No relato do jovem hispânico retirado à família, contado pela CNN, lê-se que era amarrado a uma cadeira quando tentava fugir do centro: usavam algemas e um pano sobre o rosto, só com buracos para respirar. Este tipo de castigo aparece descrito em pelo menos cinco testemunhos, incluindo um outro que acrescenta que ficou amarrado a uma cadeira, nu, durante dois dias.
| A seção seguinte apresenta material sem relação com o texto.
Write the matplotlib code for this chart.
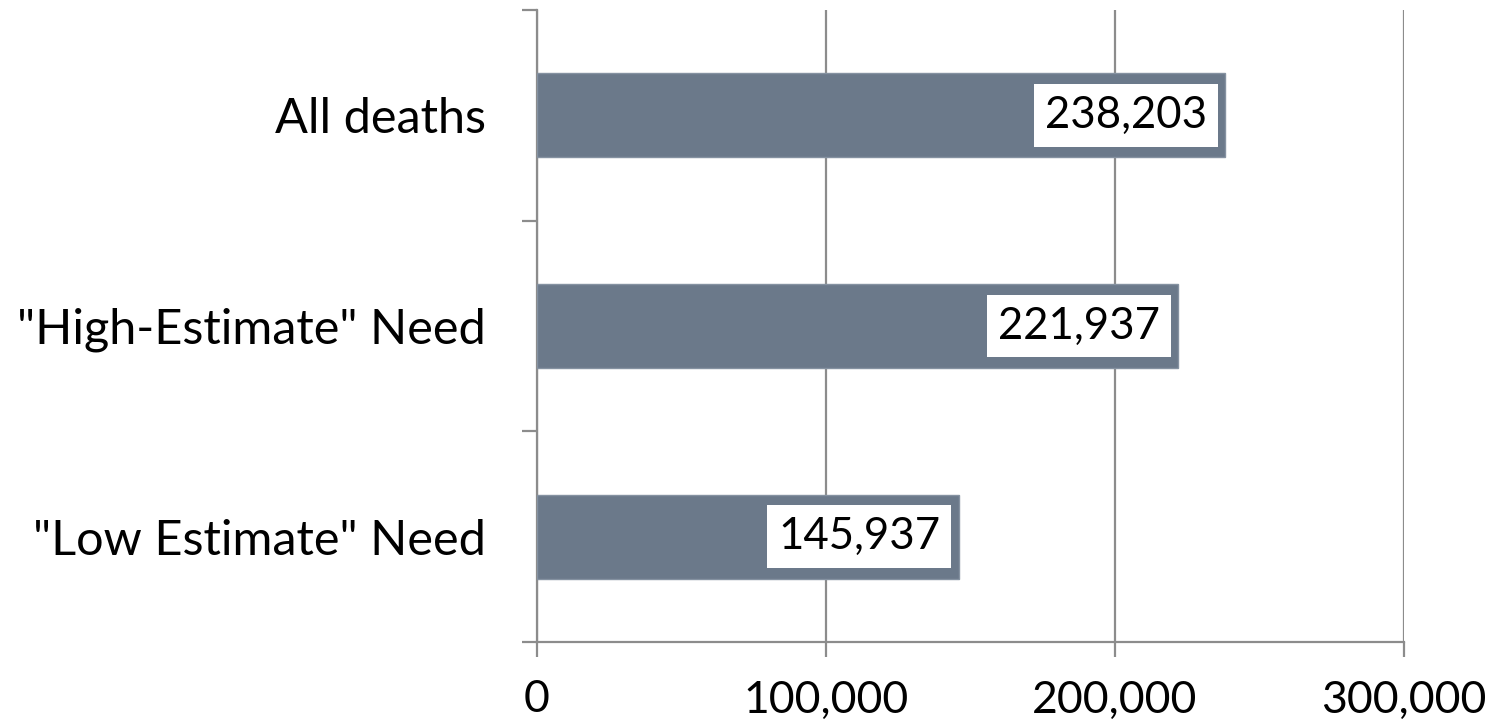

No âmbito do mesmo processo legal, os responsáveis pelo centro juvenil de Shenandoah recusam uma postura de agressão, mas admitem o uso de uma “cadeira restritiva de emergência” para confinar aqueles que se envolvem em agressões com outros jovens ou com membros do staff. “Quando a cadeira é usada, os residentes ficam amarrados pelos braços pernas e tronco, e com uma máscara na cara para prevenir que cuspam ou que mordam”, admitiam os responsáveis por aquele centro em documentos dos tribunais. Em resposta à CNN, contudo, o centro juvenil de Shenandoah, recusava qualquer alegação e dizia que “esperava ter oportunidade de apresentar provas para que um júri possa tirar a mesma conclusão”.
Esta quinta-feira, perante as queixas tornadas públicas, o governador Ralph Northam da Virginia anunciou que iria iniciar uma investigação ao centro juvenil em questão, que e um dos mais referidos nos relatos dos jovens.